タイの占める音価を100%使ってしまうような歌い方では小節の5拍子という骨格は決して見えないのだ。

タイやスラーは「結ばれた一つの発音体」である。つまり、ピアノの一つの鍵盤をたたいたように、タイやスラーの発音はその頭から減衰的な発音となっている。逆に言えば、その発音体の頭には、それなりにふさわしいアクセントが存在するのだ。

ブラームスop73第1楽章の136小節目から始まるシンコペーションのフレーズの応酬はこのスラーやタイの考え方ができていないと、単なる音に終わってしまう。シンコペーションが行かせないままに終わる。

1拍分ずれた発音になるこのシンコペーションフレーズでは3つの音符に係るスラーはつぎの小節の1拍目に帰着する、だから、スラーの最後の4分音符に圧力をかけてしまいがちだ。これが間違えの始まりだ。アクセントは次のタイの方にある。

タイやスラーの開始にアクセントを置き、そこから末尾に向けて減衰する発音を心がける。それとともに、この部分の骨格を把握しなければならない。

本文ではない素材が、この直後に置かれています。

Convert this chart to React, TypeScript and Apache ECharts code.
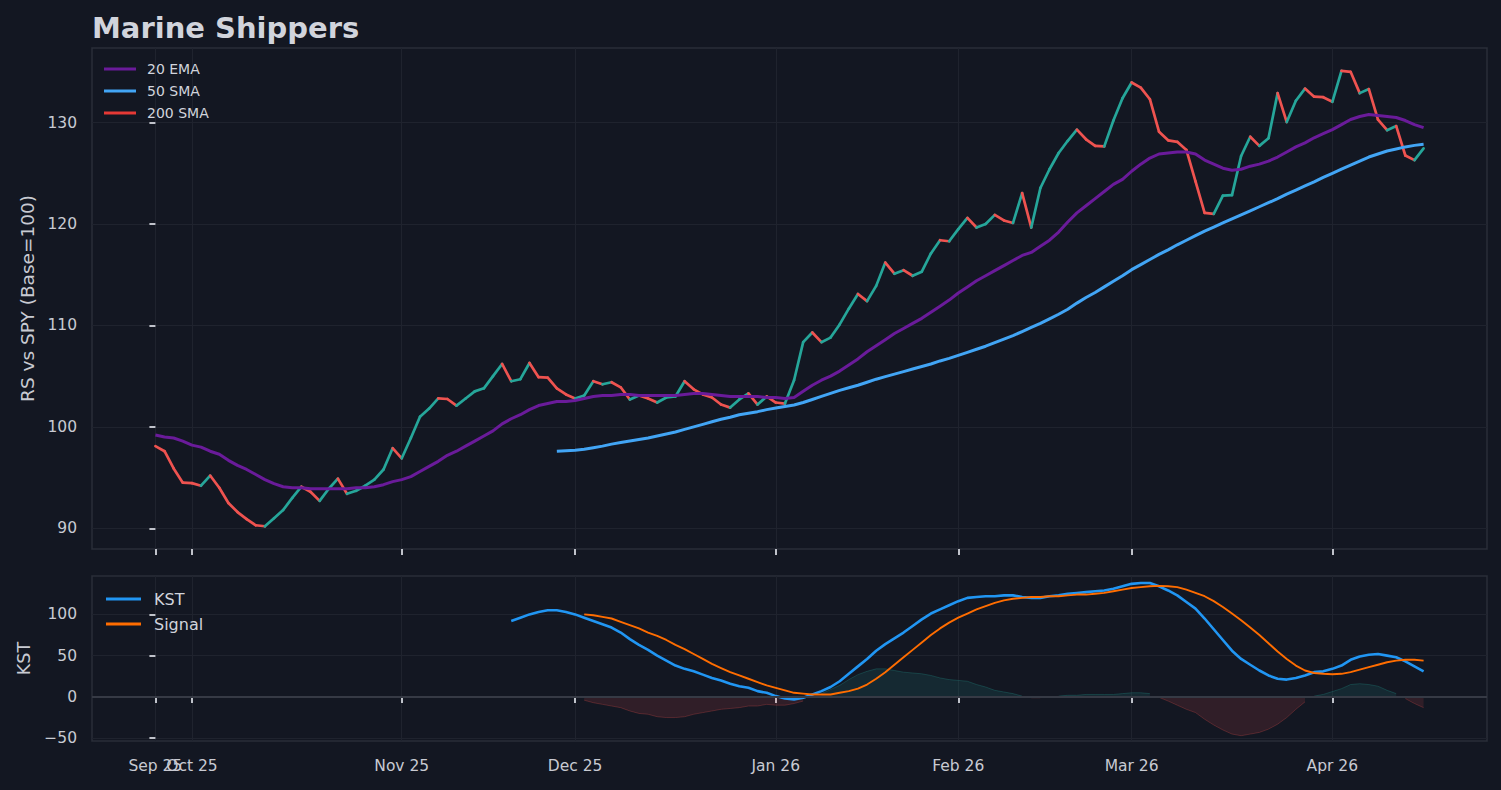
import React, { useEffect, useRef } from "react";
import * as echarts from "echarts";

// ---- Data (trading-day index on x) ----
const tickIndex = [0, 4, 27, 46, 68, 88, 107, 129];
const tickLabels = ["Sep 25", "Oct 25", "Nov 25", "Dec 25", "Jan 26", "Feb 26", "Mar 26", "Apr 26"];
const rsTicks = [90, 100, 110, 120, 130];
const kstTicks = [-50, 0, 50, 100];

const price = [
  98.1, 97.6, 95.9, 94.5, 94.45, 94.2, 95.2, 94.0, 92.5, 91.6,
  90.9, 90.3, 90.2, 91.0, 91.8, 93.0, 94.1, 93.6, 92.7, 93.9,
  94.9, 93.4, 93.7, 94.2, 94.8, 95.8, 97.9, 96.9, 98.9, 101.0,
  101.8, 102.8, 102.75, 102.1, 102.8, 103.5, 103.8, 105.0, 106.2, 104.5,
  104.7, 106.3, 104.9, 104.85, 103.8, 103.2, 102.8, 103.1, 104.5, 104.2,
  104.4, 103.9, 102.7, 103.1, 102.8, 102.4, 102.9, 103.0, 104.5, 103.7,
  103.2, 102.9, 102.2, 101.9, 102.7, 103.3, 102.2, 103.0, 102.4, 102.3,
  104.6, 108.35, 109.3, 108.35, 108.8, 110.1, 111.65, 113.1, 112.4, 113.9,
  116.2, 115.1, 115.45, 114.9, 115.3, 117.1, 118.4, 118.3, 119.5, 120.6,
  119.65, 120.0, 120.9, 120.35, 120.1, 123.05, 119.65, 123.55, 125.4, 127.0,
  128.2, 129.3, 128.35, 127.7, 127.65, 130.2, 132.4, 133.95, 133.45, 132.3,
  129.1, 128.25, 128.1, 127.3, 124.2, 121.1, 121.0, 122.8, 122.85, 126.7,
  128.6, 127.7, 128.45, 132.9, 130.05, 132.15, 133.35, 132.55, 132.5, 132.05,
  135.1, 135.0, 132.9, 133.3, 130.3, 129.25, 129.65, 126.75, 126.3, 127.45,
];

const ema20 = [
  99.2, 99.0, 98.9, 98.6, 98.2, 98.0, 97.6, 97.3, 96.7, 96.2,
  95.8, 95.3, 94.8, 94.4, 94.1, 94.0, 94.0, 93.9, 93.9, 93.9,
  93.9, 93.9, 94.0, 94.0, 94.1, 94.3, 94.6, 94.8, 95.1, 95.6,
  96.1, 96.6, 97.2, 97.6, 98.1, 98.6, 99.1, 99.6, 100.3, 100.8,
  101.2, 101.7, 102.1, 102.3, 102.5, 102.5, 102.6, 102.8, 103.0, 103.1,
  103.1, 103.2, 103.2, 103.1, 103.1, 103.1, 103.1, 103.1, 103.2, 103.3,
  103.3, 103.2, 103.1, 103.0, 103.0, 103.0, 103.0, 102.9, 102.9, 102.8,
  102.9, 103.5, 104.1, 104.6, 105.0, 105.5, 106.1, 106.7, 107.4, 108.0,
  108.6, 109.2, 109.7, 110.2, 110.7, 111.3, 111.9, 112.5, 113.2, 113.8,
  114.4, 114.9, 115.4, 115.9, 116.4, 116.9, 117.2, 117.8, 118.4, 119.2,
  120.2, 121.1, 121.8, 122.5, 123.2, 123.9, 124.4, 125.2, 125.9, 126.5,
  126.9, 127.0, 127.1, 127.1, 126.9, 126.3, 125.9, 125.5, 125.3, 125.4,
  125.7, 125.9, 126.2, 126.6, 127.1, 127.6, 128.0, 128.5, 128.9, 129.3,
  129.8, 130.3, 130.6, 130.8, 130.7, 130.6, 130.5, 130.2, 129.8, 129.5,
];

const sma50Start = 44;
const sma50 = [
  97.6, 97.65, 97.7, 97.8, 97.95, 98.1, 98.3, 98.45, 98.6, 98.75,
  98.9, 99.1, 99.3, 99.5, 99.75, 100.0, 100.25, 100.5, 100.75, 100.95,
  101.2, 101.35, 101.5, 101.7, 101.85, 102.0, 102.15, 102.4, 102.7, 103.0,
  103.3, 103.6, 103.85, 104.1, 104.4, 104.7, 104.95, 105.2, 105.45, 105.7,
  105.95, 106.2, 106.5, 106.75, 107.05, 107.35, 107.65, 107.95, 108.3, 108.65,
  109.0, 109.4, 109.8, 110.2, 110.65, 111.1, 111.6, 112.2, 112.75, 113.25,
  113.8, 114.35, 114.9, 115.5, 116.0, 116.5, 117.0, 117.45, 117.95, 118.4,
  118.85, 119.3, 119.7, 120.1, 120.5, 120.9, 121.3, 121.7, 122.1, 122.5,
  122.95, 123.35, 123.75, 124.15, 124.6, 125.0, 125.4, 125.8, 126.2, 126.6,
  126.9, 127.2, 127.4, 127.6, 127.75, 127.85,
];

const sma200: number[] = [];

const kstStart = 39;
const kst = [
  92, 96, 100, 103, 105, 105, 103, 100, 96, 92,
  88, 84, 78, 70, 63, 57, 50, 44, 38, 34,
  31, 27, 23, 20, 16, 13, 11, 7, 5, 1,
  -2, -3, -1, 3, 7, 12, 19, 28, 37, 46,
  56, 64, 71, 78, 86, 94, 101, 106, 111, 116,
  120, 121, 122, 122, 123, 123, 121, 120, 120, 122,
  123, 125, 126, 127, 128, 129, 131, 134, 137, 138,
  138, 134, 129, 123, 115, 107, 95, 82, 69, 56,
  46, 39, 32, 26, 22, 21, 23, 26, 30, 31,
  34, 38, 45, 49, 51, 52, 50, 48, 43, 37,
  31,
];

const signalStart = 47;
const signal = [
  100, 99, 97, 95, 91, 87, 83, 78, 74, 69,
  63, 58, 52, 46, 40, 35, 30, 26, 22, 18,
  14, 11, 8, 5, 4, 3, 3, 3, 5, 7,
  10, 15, 22, 30, 39, 48, 57, 66, 75, 83,
  90, 96, 101, 106, 110, 114, 117, 119, 120, 121,
  121, 122, 122, 123, 124, 124, 125, 126, 128, 130,
  132, 133, 134, 134.5, 134, 133, 130, 126, 122, 116,
  109, 101, 93, 84, 75, 65, 55, 46, 38, 32,
  29, 28, 27.5, 28, 30, 33, 36, 39, 42, 44,
  45, 45, 44,
];

// ---- Styles ----
const BG = "#131722";
const FONT = "DejaVu Sans";
const TEXT = "#d1d4dc";
const LABEL = "#c8cad2";
const GRIDLINE = "#1f232e";
const FRAME = "#2a2e39";
const TICK = "#c0c3cb";
const UP = "#26a69a";
const DOWN = "#ef5350";

const minusFmt = (v: number) => String(v).replace("-", "\u2212");
const dateFmt = (v: number) => tickLabels[tickIndex.indexOf(v)] ?? "";

export default function App() {
  const ref = useRef<HTMLDivElement>(null);

  useEffect(() => {
    if (!ref.current) return;
    const chart = echarts.init(ref.current, null, { renderer: "svg" });

    const segs = price.slice(1).map((v, k) => [k + 1, price[k], v]);
    const emaPts = ema20.map((v, i) => [i, v]);
    const smaPts = sma50.map((v, k) => [sma50Start + k, v]);
    const kstPts = kst.map((v, k) => [kstStart + k, v]);
    const sigPts = signal.map((v, k) => [signalStart + k, v]);
    const diff = signal.map((s, k) => {
      const i = signalStart + k;
      return [i, kst[i - kstStart] - s];
    });
    const posFill = diff.map(([i, d]) => [i, d > 0 ? d : null]);
    const negFill = diff.map(([i, d]) => [i, d < 0 ? d : null]);

    // the overlapping first two month labels are split over two axes so both show (as in the reference)
    const evenTicks = tickIndex.filter((_, k) => k !== 1);
    const oddTicks = [tickIndex[1]];

    const labelStyle = {
      hideOverlap: false,
      showMinLabel: true,
      showMaxLabel: true,
      formatter: dateFmt,
      color: LABEL,
      fontSize: 15.5,
      fontFamily: FONT,
      margin: 17,
    };

    const xMain = (gi: number, showLabel: boolean) => ({
      type: "value",
      gridIndex: gi,
      position: "bottom",
      min: -6.95,
      max: 145.95,
      axisLine: { show: false },
      axisTick: {
        show: true,
        customValues: tickIndex,
        length: 6,
        lineStyle: { color: TICK, width: 2 },
      },
      axisLabel: { show: showLabel, customValues: evenTicks, ...labelStyle },
      splitLine: { show: true, lineStyle: { color: GRIDLINE, width: 1 } },
    });

    const xExtra = {
      type: "value",
      gridIndex: 1,
      position: "bottom",
      offset: 0,
      min: -6.95,
      max: 145.95,
      axisLine: { show: false },
      axisTick: { show: false },
      axisLabel: { show: true, customValues: oddTicks, ...labelStyle },
      splitLine: { show: false },
    };

    const option: any = {
      animation: false,
      backgroundColor: BG,
      title: {
        text: "Marine Shippers",
        left: 92,
        top: 13,
        padding: 0,
        textStyle: { color: TEXT, fontSize: 29, fontWeight: "bold", fontFamily: FONT },
      },
      legend: [
        {
          data: ["20 EMA", "50 SMA", "200 SMA"],
          orient: "vertical",
          left: 104,
          top: 61,
          padding: 0,
          itemGap: 6,
          itemWidth: 32,
          itemHeight: 3,
          icon: "rect",
          selectedMode: false,
          textStyle: { color: TEXT, fontSize: 14, fontFamily: FONT, lineHeight: 16, padding: [0, 0, 0, 6] },
        },
        {
          data: ["KST", "Signal"],
          orient: "vertical",
          left: 106,
          top: 590,
          padding: 0,
          itemGap: 7,
          itemWidth: 35,
          itemHeight: 3,
          icon: "rect",
          selectedMode: false,
          textStyle: { color: TEXT, fontSize: 16, fontFamily: FONT, lineHeight: 18, padding: [0, 0, 0, 8] },
        },
      ],
      grid: [
        {
          left: 92, top: 48, right: 14, height: 501,
          show: true, backgroundColor: BG, borderColor: FRAME, borderWidth: 1.5,
          outerBoundsMode: "none",
        },
        {
          left: 92, top: 576, right: 14, height: 165,
          show: true, backgroundColor: BG, borderColor: FRAME, borderWidth: 1.5,
          outerBoundsMode: "none",
        },
      ],
      xAxis: [xMain(0, false), xMain(1, true), xExtra],
      yAxis: [
        {
          type: "value",
          gridIndex: 0,
          min: 87.96,
          max: 137.35,
          name: "RS vs SPY (Base=100)",
          nameLocation: "middle",
          nameGap: 55,
          nameTextStyle: { color: LABEL, fontSize: 18.5, fontFamily: FONT },
          axisLine: { show: false },
          axisTick: { show: true, customValues: rsTicks, length: 6, lineStyle: { color: TICK, width: 2 } },
          axisLabel: { customValues: rsTicks, color: LABEL, fontSize: 15.5, fontFamily: FONT, margin: 15 },
          splitLine: { show: true, lineStyle: { color: GRIDLINE, width: 1 } },
        },
        {
          type: "value",
          gridIndex: 1,
          min: -53.4,
          max: 146.5,
          name: "KST",
          nameLocation: "middle",
          nameGap: 58,
          nameTextStyle: { color: LABEL, fontSize: 17.5, fontFamily: FONT },
          axisLine: { show: false },
          axisTick: { show: true, customValues: kstTicks, length: 6, lineStyle: { color: TICK, width: 2 } },
          axisLabel: {
            customValues: kstTicks,
            formatter: minusFmt,
            color: LABEL,
            fontSize: 15.5,
            fontFamily: FONT,
            margin: 15,
          },
          splitLine: { show: true, lineStyle: { color: GRIDLINE, width: 1 } },
        },
      ],
      series: [
        {
          type: "custom",
          name: "RS",
          xAxisIndex: 0,
          yAxisIndex: 0,
          data: segs,
          encode: { x: 0, y: [1, 2] },
          clip: true,
          silent: true,
          renderItem: (params: any, api: any) => {
            const i = api.value(0);
            const a = api.coord([i - 1, api.value(1)]);
            const b = api.coord([i, api.value(2)]);
            const up = api.value(2) >= api.value(1);
            return {
              type: "line",
              shape: { x1: a[0], y1: a[1], x2: b[0], y2: b[1] },
              style: { stroke: up ? UP : DOWN, lineWidth: 2.7, lineCap: "round" },
            };
          },
        },
        {
          type: "line",
          name: "20 EMA",
          xAxisIndex: 0,
          yAxisIndex: 0,
          data: emaPts,
          symbol: "none",
          color: "#6a1b9a",
          lineStyle: { color: "#6a1b9a", width: 3 },
          silent: true,
        },
        {
          type: "line",
          name: "50 SMA",
          xAxisIndex: 0,
          yAxisIndex: 0,
          data: smaPts,
          symbol: "none",
          color: "#42a5f5",
          lineStyle: { color: "#42a5f5", width: 3 },
          silent: true,
        },
        {
          type: "line",
          name: "200 SMA",
          xAxisIndex: 0,
          yAxisIndex: 0,
          data: sma200,
          symbol: "none",
          color: "#e53935",
          lineStyle: { color: "#e53935", width: 3 },
          silent: true,
        },
        {
          type: "line",
          name: "posFill",
          xAxisIndex: 1,
          yAxisIndex: 1,
          data: posFill,
          symbol: "none",
          connectNulls: false,
          lineStyle: { color: "rgba(38,166,154,0.25)", width: 1 },
          areaStyle: { color: "rgba(38,166,154,0.19)", origin: 0 },
          silent: true,
        },
        {
          type: "line",
          name: "negFill",
          xAxisIndex: 1,
          yAxisIndex: 1,
          data: negFill,
          symbol: "none",
          connectNulls: false,
          lineStyle: { color: "rgba(239,83,80,0.25)", width: 1 },
          areaStyle: { color: "rgba(239,83,80,0.19)", origin: 0 },
          silent: true,
        },
        {
          type: "line",
          name: "KST",
          xAxisIndex: 1,
          yAxisIndex: 1,
          data: kstPts,
          symbol: "none",
          color: "#2196f3",
          lineStyle: { color: "#2196f3", width: 2.6 },
          silent: true,
          markLine: {
            silent: true,
            symbol: "none",
            label: { show: false },
            lineStyle: { color: "#363a45", width: 1.8, type: "solid" },
            data: [{ yAxis: 0 }],
          },
        },
        {
          type: "line",
          name: "Signal",
          xAxisIndex: 1,
          yAxisIndex: 1,
          data: sigPts,
          symbol: "none",
          color: "#ff6d00",
          lineStyle: { color: "#ff6d00", width: 1.9 },
          silent: true,
        },
      ],
    };

    chart.setOption(option);
    return () => chart.dispose();
  }, []);

  return (
    <div
      ref={ref}
      style={{ position: "fixed", left: 0, top: 0, width: 1501, height: 790, background: BG }}
    />
  );
}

このシンコペーションフレーズは、136小節目から2つの小節を分母とする4拍子でできている。

この骨格が掴めると、実は両バイオリンパートのオクターブユニゾンの進行は上層部の「まやかし」であることがわかる。この部分の主体はむしろ「影」である低弦群の方にある。この影が小節の4拍子の骨格を聞かせ、両バイオリンパートを支える構造を作っている。

この構造は、実は冒頭の第1主題提示の時の応用的な模倣である。冒頭部分は0小節目を含む2つの小節を分母とする6拍子で動いていた。この時もホルンが歌うメロディは必ず低音群による影の方が実態であるホルンの歌を導くように動いていた。
この構造が見えると演奏の時に音響の波に攫われてしまうことがなく、やり通すことができる。

さて、この部分について、もうひとつ面白いのはclとHrとvaによるタイで括られたリズムの連続だ。ここでもタイを長くとりすぎないのがコツだ。そうすることによって「16分音符と付点8分音符」が作る独特なリズムが際立ってくる。これは127小節目あたりから活躍する2つの16分音符の弾みが元ネタになっている。このリズミカルな軽いリズムが、エコーのように鳴り渡り続ける。このエコー効果は、結局は「16分音符と付点8分音符」が作るリズムが大事なのであって、タイの音符を響かせることに意味はない。

また、このエコー効果を生かすためには、テンポが遅いのは曲調にはそぐわない。推進力がないと、シンコペーションも、1拍ずらしている効果が表れない。

逆に、音響を乗り越えてそういう効果が読めるようになると、三角3拍子の遅いテンポは、リズム感の悪さを開き直っている演奏にしか聞けてこない。遅めのテンポでたっぷりと鳴らす演奏っていうのは、世間的なブラームス像と結びつきやすく商業的には売り出しやすい演奏なんだろう。でも、それは楽譜から見ればハテ?でしかない。